Monday, October 31, 2011

Tuesday Thought -- November 1, 2011

Good Morning Friends,

“On that day Gad went to David and said to him, ‘Go up and build an altar to the Lord on the threshing floor of Araunah the Jebusite.’  So David went up, as the Lord had commanded through Gad.  When Araunah looked and saw the king and his men coming toward him, he went out and bowed down before the king with his face to the ground.  Araunah said, ‘Why has my lord the king come to his servant?’  ‘To buy your threshing floor,’ David answered, ‘so I can build an altar to the Lord, that the plague on the people may be stopped.’  Araunah said to David, ‘Let my lord the king take whatever pleases him and offer it up.  Here are oxen for the burnt offering, and here are threshing sledges and ox yokes for the wood.  O king, Araunah gives all this to the king.’  Araunah also said to him, ‘May the Lord your God accept you.’  But the king replied to Araunah, ‘No, I insist on paying you for it.  I will not sacrifice to the Lord my God burnt offerings that cost me nothing.’  So David bought the threshing floor and the oxen and paid fifty shekels of silver for them.  David built an altar to the Lord there and sacrificed burnt offerings and fellowship offerings.  Then the Lord answered prayer in behalf of the land, and the plague on Israel was stopped.” (2 Samuel 24:18-25)

As punishment for disobedience, God sent a plague upon the people of Israel and 70,000 died.  When the plague reached Jerusalem, David was deeply grieved, realizing the guilt for the disobedience was his but the punishment had fallen upon his people.  He pled to the Lord and the Lord, through a prophet, told David to make a sacrifice at a particular spot, the threshing floor of Araunah.  David immediately acted to obey and went to Araunah to buy the threshing floor so an altar could be built and a sacrifice made.

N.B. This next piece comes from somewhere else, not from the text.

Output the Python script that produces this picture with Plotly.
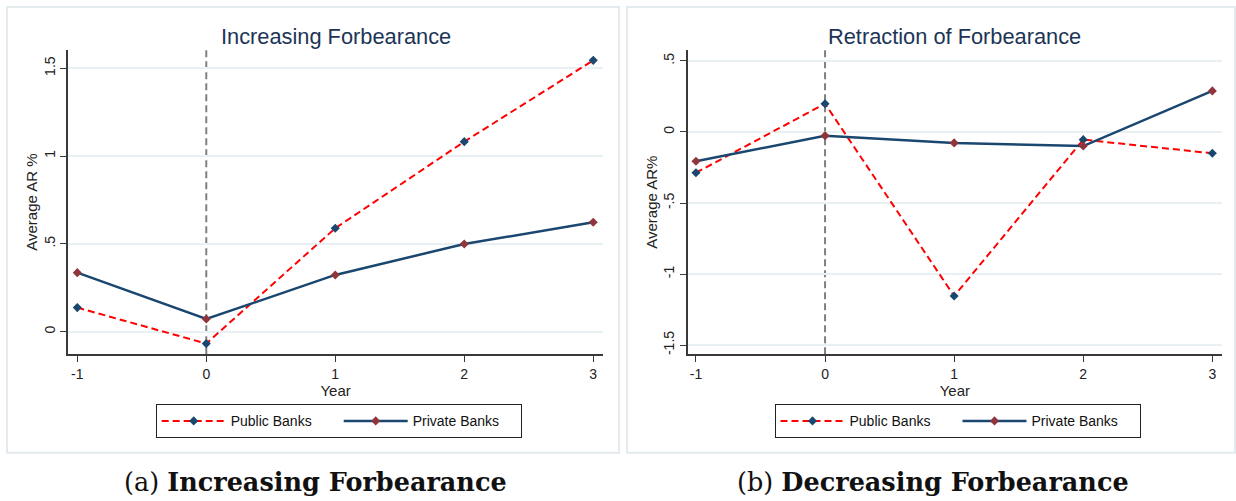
import plotly.graph_objects as go

W, H = 1236, 501

# ---------------- data ----------------
years = [-1, 0, 1, 2, 3]
year_ticks = ["-1", "0", "1", "2", "3"]

inc_public = [0.137, -0.068, 0.589, 1.082, 1.545]
inc_private = [0.336, 0.072, 0.323, 0.499, 0.623]

ret_public = [-0.287, 0.199, -1.155, -0.054, -0.150]
ret_private = [-0.206, -0.026, -0.077, -0.099, 0.289]

inc_yticks = [0, 0.5, 1, 1.5]
inc_yticklabels = ["0", ".5", "1", "1.5"]
ret_yticks = [-1.5, -1, -0.5, 0, 0.5]
ret_yticklabels = ["-1.5", "-1", "-.5", "0", ".5"]

event_year = 0
series_names = ["Public Banks", "Private Banks"]
panel_titles = ["Increasing Forbearance", "Retraction of Forbearance"]
y_titles = ["Average AR %", "Average AR%"]
captions = [("(a) ", "Increasing Forbearance"), ("(b) ", "Decreasing Forbearance")]

# ---------------- styles ----------------
RED = "#ff0000"
NAVY = "#1a476f"
MAROON = "#90353b"
AXIS = "#3a3a3a"
GRID = "#e9f0f3"
TITLE_C = "#1c3557"
FONT = "Liberation Sans, Arial, sans-serif"


def px_x(p):
    return p / W


def px_y(p):
    return 1 - p / H


fig = go.Figure()

panels = [
    dict(xa="x", ya="y", leg="legend", pub=inc_public, prv=inc_private),
    dict(xa="x2", ya="y2", leg="legend2", pub=ret_public, prv=ret_private),
]

for p in panels:
    fig.add_trace(go.Scatter(
        x=years, y=p["pub"], name=series_names[0], mode="lines+markers",
        line=dict(color=RED, width=2, dash="7px,4px"),
        marker=dict(symbol="diamond", size=7, color=NAVY),
        xaxis=p["xa"], yaxis=p["ya"], legend=p["leg"]))
    fig.add_trace(go.Scatter(
        x=years, y=p["prv"], name=series_names[1], mode="lines+markers",
        line=dict(color=NAVY, width=2.5),
        marker=dict(symbol="diamond", size=7, color=MAROON),
        xaxis=p["xa"], yaxis=p["ya"], legend=p["leg"]))

x_common = dict(
    tickvals=years, ticktext=year_ticks, showline=True, linecolor=AXIS,
    linewidth=1.5, ticks="outside", ticklen=6, tickcolor=AXIS, tickwidth=1.2,
    showgrid=False, zeroline=False, automargin=False,
    tickfont=dict(family=FONT, size=14, color="#222"),
    title=dict(text="Year", font=dict(family=FONT, size=15, color="#222"), standoff=2),
)
y_common = dict(
    showline=True, linecolor=AXIS, linewidth=1.5, ticks="outside", ticklen=6,
    tickcolor=AXIS, tickwidth=1.2, showgrid=True, gridcolor=GRID, gridwidth=1.5,
    zeroline=False, tickangle=-90, automargin=False,
    tickfont=dict(family=FONT, size=14, color="#222"),
)

ydom = [px_y(354.3), px_y(50)]

legend_common = dict(
    orientation="h", xanchor="left", yanchor="top", y=px_y(404.3),
    bordercolor="#222", borderwidth=1, bgcolor="white",
    font=dict(family=FONT, size=14, color="#111"),
    itemwidth=64, entrywidth=103, entrywidthmode="pixels",
)

fig.update_layout(
    width=W, height=H, autosize=False, margin=dict(l=0, r=0, t=0, b=0, pad=0),
    paper_bgcolor="white", plot_bgcolor="white",
    xaxis=dict(domain=[px_x(68), px_x(603.3)], range=[-1.072, 3.078], anchor="y", **x_common),
    yaxis=dict(domain=ydom, range=[-0.129, 1.604], anchor="x",
               tickvals=inc_yticks, ticktext=inc_yticklabels,
               title=dict(text=y_titles[0], font=dict(family=FONT, size=15, color="#222"), standoff=0),
               **y_common),
    xaxis2=dict(domain=[px_x(687.7), px_x(1222)], range=[-1.064, 3.075], anchor="y2", **x_common),
    yaxis2=dict(domain=ydom, range=[-1.565, 0.577], anchor="x2",
                tickvals=ret_yticks, ticktext=ret_yticklabels,
                title=dict(text=y_titles[1], font=dict(family=FONT, size=15, color="#222"), standoff=0),
                **y_common),
    legend=dict(x=px_x(155.7), **legend_common),
    legend2=dict(x=px_x(774.5), **legend_common),
)

# event reference lines at year 0
for xa, ya in [("x", "y"), ("x2", "y2")]:
    fig.add_shape(type="line", xref=xa, yref=f"{ya} domain",
                  x0=event_year, x1=event_year, y0=0, y1=1,
                  line=dict(color="#808080", width=2, dash="7px,4px"), layer="below")

# panel frames
for (l, r) in [(7, 619), (627, 1235)]:
    fig.add_shape(type="rect", xref="paper", yref="paper",
                  x0=px_x(l), x1=px_x(r), y0=px_y(452.7), y1=px_y(7),
                  line=dict(color="#e4ebee", width=2), layer="below")

# panel titles
for t, cx in zip(panel_titles, [335.7, 954.9]):
    fig.add_annotation(text=t, xref="paper", yref="paper", x=px_x(cx), y=px_y(36),
                       xanchor="center", yanchor="middle", showarrow=False,
                       font=dict(family=FONT, size=21.8, color=TITLE_C))

# captions
for (a, b), cx in zip(captions, [315.4, 932.6]):
    fig.add_annotation(text=f"{a}<b>{b}</b>", xref="paper", yref="paper",
                       x=px_x(cx), y=px_y(482), xanchor="center", yanchor="middle",
                       showarrow=False,
                       font=dict(family="DejaVu Serif, serif", size=25.5, color="#111"))

fig.write_html("out.html")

In a gesture of great respect, Araunah offered the threshing floor to David as a gift.  David refused the gift and wanted to pay fully for the land he was taking.  His reasoning was this, “I will not sacrifice to the Lord my God burnt offerings that cost me nothing.”

There is a principle of giving to the Lord that comes clearly out of David’s statement:  If it doesn’t cost, it doesn’t count.

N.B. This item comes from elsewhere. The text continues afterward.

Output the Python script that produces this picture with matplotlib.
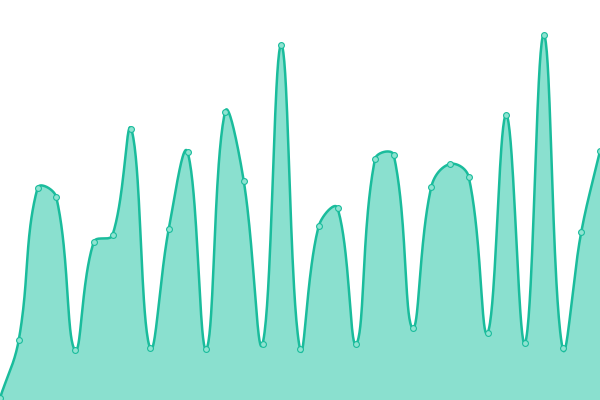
import numpy as np
import matplotlib
matplotlib.use('Agg')
import matplotlib.pyplot as plt

# ── data ───────────────────────────────────────────────────────
values = [2, 60, 212, 203, 50, 158, 165, 271, 52, 171, 248,
          51, 288, 219, 56, 355, 51, 174, 192, 56, 241, 245,
          72, 213, 236, 223, 67, 285, 57, 365, 52, 168, 249]
y_max = 400

LINE = '#1abc9c'
FILL = '#8ae0cf'

W, H = 600, 400
n = len(values)
xs = np.arange(n) * (W / (n - 1))     # pixel x of each point
ys = np.array(values, dtype=float) * (H / y_max)


# ── distance-weighted spline (tension 0.4) ─────────────────────
def control_points(px, py, t=0.4):
    cps = []
    for i in range(len(px)):
        prev = (px[max(i - 1, 0)], py[max(i - 1, 0)])
        cur = (px[i], py[i])
        nxt = (px[min(i + 1, len(px) - 1)], py[min(i + 1, len(px) - 1)])
        d01 = np.hypot(cur[0] - prev[0], cur[1] - prev[1])
        d12 = np.hypot(nxt[0] - cur[0], nxt[1] - cur[1])
        tot = d01 + d12
        s01 = d01 / tot if tot else 0
        s12 = d12 / tot if tot else 0
        fa, fb = t * s01, t * s12
        vx, vy = nxt[0] - prev[0], nxt[1] - prev[1]
        cps.append(((cur[0] - fa * vx, cur[1] - fa * vy),
                    (cur[0] + fb * vx, cur[1] + fb * vy)))
    return cps


cps = control_points(xs, ys)
tt = np.linspace(0, 1, 40)[:, None]
curve = []
for i in range(n - 1):
    p0 = np.array([xs[i], ys[i]])
    p1 = np.array(cps[i][1])
    p2 = np.array(cps[i + 1][0])
    p3 = np.array([xs[i + 1], ys[i + 1]])
    seg = ((1 - tt) ** 3 * p0 + 3 * (1 - tt) ** 2 * tt * p1
           + 3 * (1 - tt) * tt ** 2 * p2 + tt ** 3 * p3)
    curve.append(seg if i == 0 else seg[1:])
curve = np.vstack(curve)

# ── plot ───────────────────────────────────────────────────────
fig = plt.figure(figsize=(6, 4), dpi=100)
ax = fig.add_axes([0, 0, 1, 1])
ax.set_xlim(0, W)
ax.set_ylim(0, H)
ax.axis('off')

poly_x = np.concatenate([[curve[0, 0]], curve[:, 0], [curve[-1, 0]]])
poly_y = np.concatenate([[0], curve[:, 1], [0]])
ax.fill(poly_x, poly_y, color=FILL, lw=0, zorder=1)
ax.plot(curve[:, 0], curve[:, 1], color=LINE, lw=1.8,
        solid_capstyle='round', zorder=2)
ax.plot(xs, ys, 'o', ms=4.2, mfc='#8fe3d1', mec=LINE, mew=0.8,
        zorder=3, clip_on=False)

fig.savefig('out.png', dpi=100)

God is not pleased with gifts that are just leftovers, with gifts that are things we don’t want anyway, or with gifts we give that someone ekse paid for and cost us nothing.  God is pleased with gifts that come out of our sacrifice.  He is pleased when we give time that we have to take away from things that we enjoy doing.  He is pleased when we take on tasks that require an effort of us.  He is pleased with financial gifts that represent giving up things that would bring us pleasure.

You see, it is not the value of the gift that impresses God.  God doesn’t need our gifts.  Rather, it is what a gift expresses about our heart that God seeks.  God seeks hearts that are so in love with Him, so committed to Him, that they are willing to sacrifice on His behalf.

So – if it doesn’t cost, it doesn’t count!

Does what you are giving to the Lord cost you anything?  Does it represent a sacrifice that comes from a heart of love for Him?

His, by Grace,

Steve

PS  In an interesting historical note, the threshing floor of Araunah which David bought for this altar and sacrifice would become the site of the Temple that Solomon would build!